La respuesta legal a este conflicto ha sido dispar en el territorio. Aunque la legislación de la capital federal, por ejemplo, ya reconoce la voluntad anticipada y el derecho a rechazar tratamientos que prolonguen artificialmente la vida (como el uso de respiradores o hidratación artificial), este marco legal se limita a la ortotanasia (dejar morir naturalmente, sin intervención médica activa). La eutanasia activa, donde el médico interviene para causar la muerte, sigue siendo un delito en los códigos penales estatales, manteniendo la tensión entre la autonomía del paciente y el mandato protector de la ley. Esta disparidad fragmenta la aplicación de un derecho fundamental y crea inseguridad jurídica.
Una eventual reforma para despenalizar no solo implicaría modificar los tipos penales de homicidio por piedad y auxilio al suicidio, sino también establecer un riguroso marco regulatorio basado en la lex artis médica. Dicho marco debería contemplar:
- Diagnóstico definitivo de enfermedad grave e incurable o sufrimiento insoportable, validado por un segundo médico especialista.
- Consentimiento reiterado, libre, consciente e informado del paciente, sin coacción alguna, dejando un periodo de reflexión mandatorio y suficiente.
- Evaluación por un equipo multidisciplinario, incluyendo dictámenes de especialistas y psicólogos, para verificar la firmeza y lucidez de la decisión, y descartar depresiones tratables como único origen de la petición.

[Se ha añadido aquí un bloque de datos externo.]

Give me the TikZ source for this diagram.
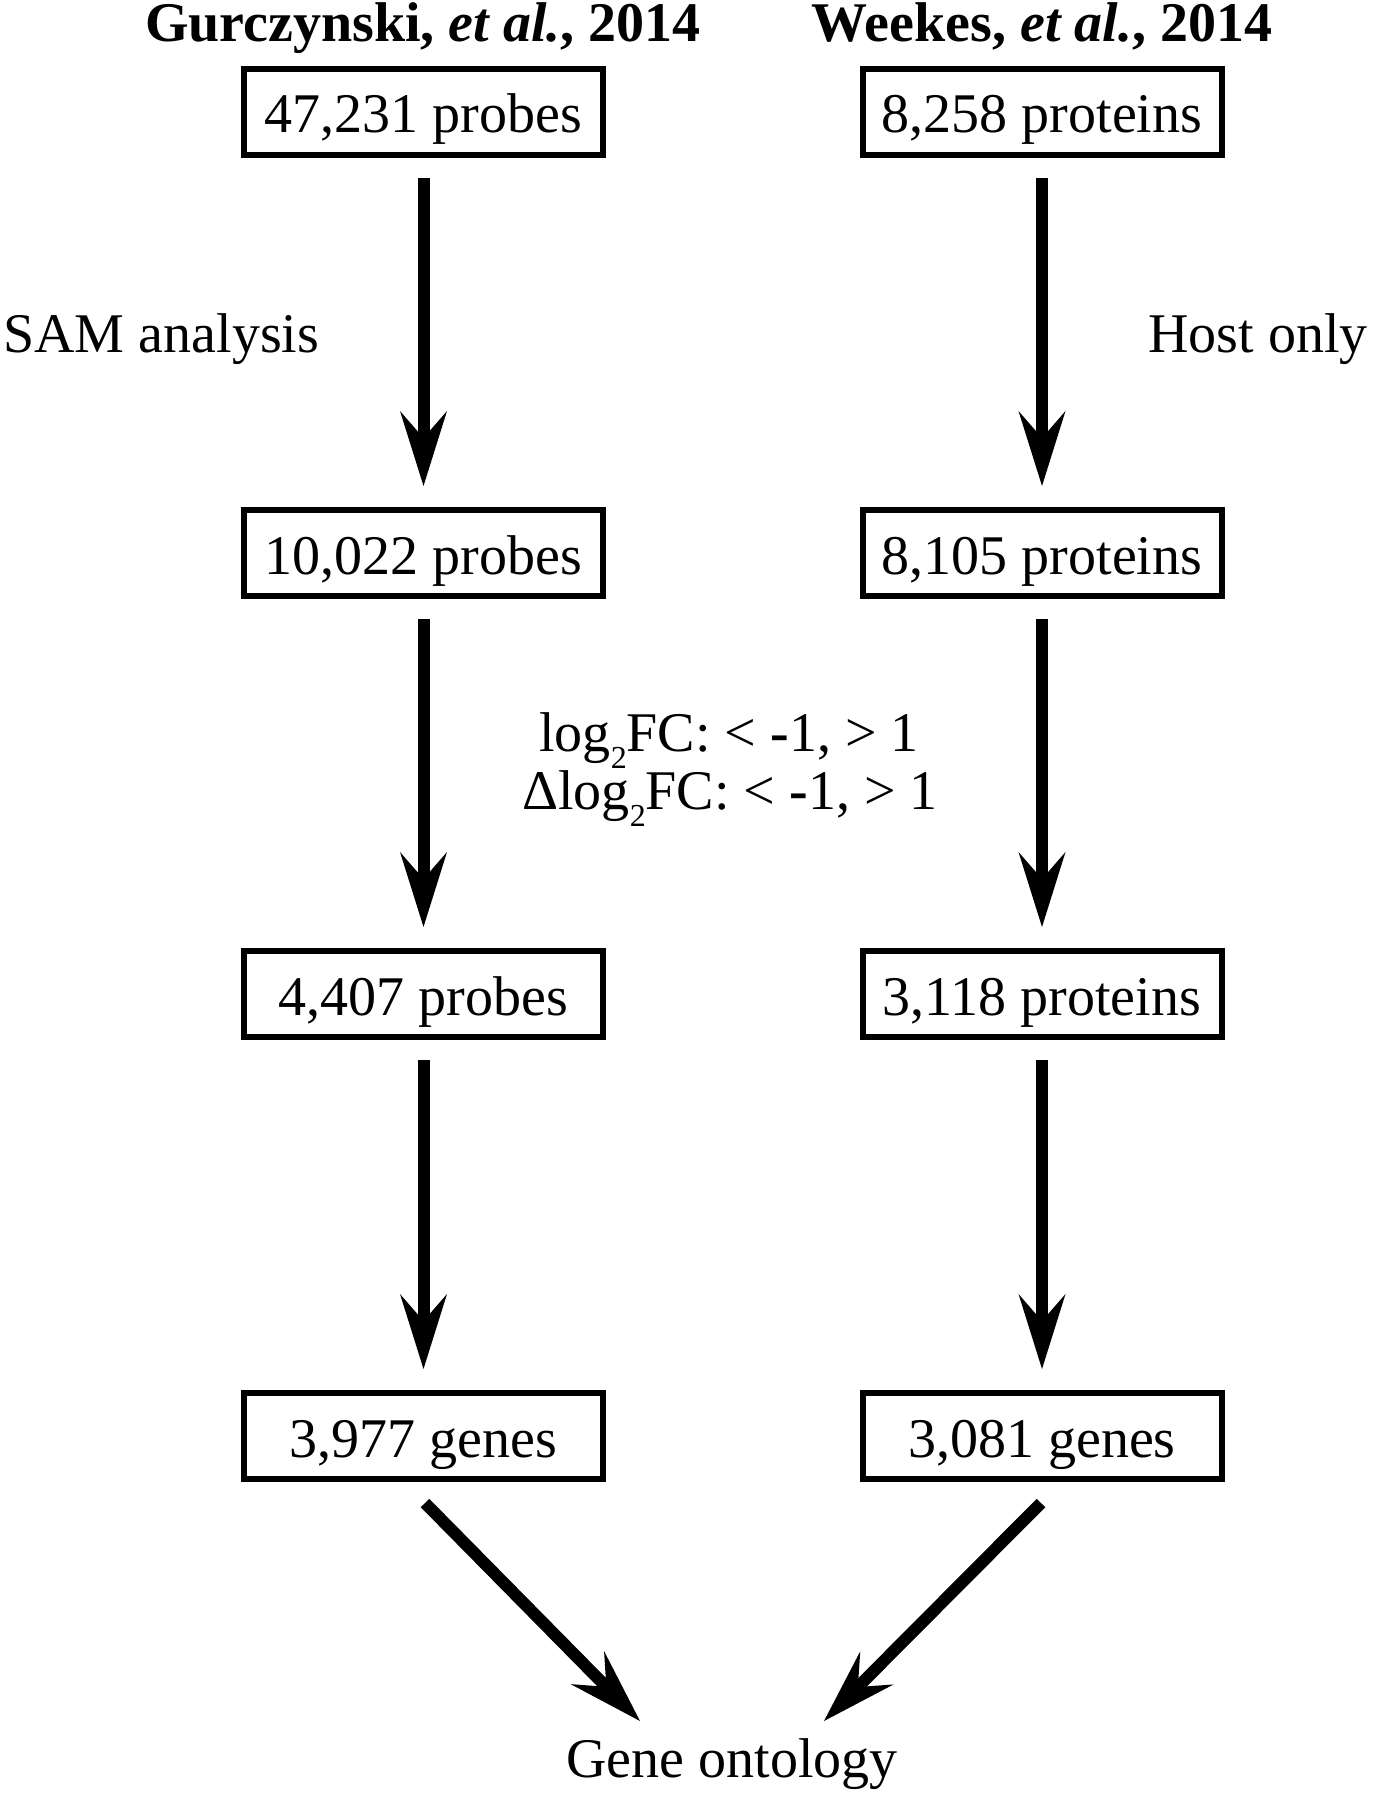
\documentclass[tikz,border=0pt]{standalone}
\usepackage{fontspec}
\setmainfont{Liberation Serif}
\usetikzlibrary{arrows.meta}
\newcommand\lowsub[1]{\raisebox{-8.5pt}{\fontsize{16}{16}\selectfont #1}}
\begin{document}
\begin{tikzpicture}[x=0.5pt,y=-0.5pt,
  box/.style={draw, line width=3pt, minimum width=179.5pt, minimum height=43pt,
    inner sep=0pt, text height=21pt, text depth=0pt, font=\fontsize{28}{34}\selectfont},
  lbl/.style={inner sep=0pt, anchor=base, font=\fontsize{28}{34}\selectfont},
  tipst/.style={-{Stealth[length=37.5pt,width=23.5pt,inset=13.5pt,line width=0pt]}},
  flow/.style={line width=6pt, tipst, shorten <=10pt, shorten >=10.5pt},
  diag/.style={line width=6pt, tipst},
]
\useasboundingbox (0,0) rectangle (1374,1798);

% titles
\node[lbl] (t1) at (423,42) {\textbf{Gurczynski, \textit{et al.}, 2014}};
\node[lbl] (t2) at (1042,42) {\textbf{Weekes, \textit{et al.}, 2014}};

% left column
\node[box] (a1) at (423.5,112) {47,231 probes};
\node[box] (a2) at (423.5,553) {10,022 probes};
\node[box] (a3) at (423.5,994) {4,407 probes};
\node[box] (a4) at (423.5,1436) {3,977 genes};

% right column
\node[box] (b1) at (1042,112) {8,258 proteins};
\node[box] (b2) at (1042,553) {8,105 proteins};
\node[box] (b3) at (1042,994) {3,118 proteins};
\node[box] (b4) at (1042,1436) {3,081 genes};

% vertical arrows
\draw[flow] (a1) -- (a2);
\draw[flow] (a2) -- (a3);
\draw[flow] (a3) -- (a4);
\draw[flow] (b1) -- (b2);
\draw[flow] (b2) -- (b3);
\draw[flow] (b3) -- (b4);

% labels
\node[lbl, anchor=base west] (sam) at (3,352) {SAM analysis};
\node[lbl, anchor=base east] (host) at (1368,352) {Host only};
\node[lbl] (fc1) at (729,751) {log\lowsub{2}FC: < \textbf{-}1, > 1};
\node[lbl] (fc2) at (730,809) {Δlog\lowsub{2}FC: < \textbf{-}1, > 1};

% gene ontology
\node[lbl] (go) at (732,1777) {Gene ontology};
\coordinate (l0) at (425,1503);
\coordinate (l1) at (640,1721);
\coordinate (r0) at (1041,1503);
\coordinate (r1) at (824,1721);
\draw[diag] (l0) -- (l1);
\draw[diag] (r0) -- (r1);
\end{tikzpicture}
\end{document}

En última instancia, el debate sobre la eutanasia obliga a redefinir el rol del Derecho Penal en la protección de la vida. No se trata de desproteger la vida, sino de reconocer que la protección estatal también debe incluir el derecho a escapar de una existencia marcada por el sufrimiento irreversible. La despenalización y regulación rigurosa del procedimiento se presenta como un acto de justicia compasiva, permitiendo a la persona ejercer la máxima expresión de la libertad personal al elegir el modo de morir. La ley debe dejar de criminalizar la compasión y la dignidad para abrazar un enfoque más humanista y respetuoso de la voluntad individual en el umbral final, reconociendo la vida no solo como un hecho biológico, sino como un proyecto personal.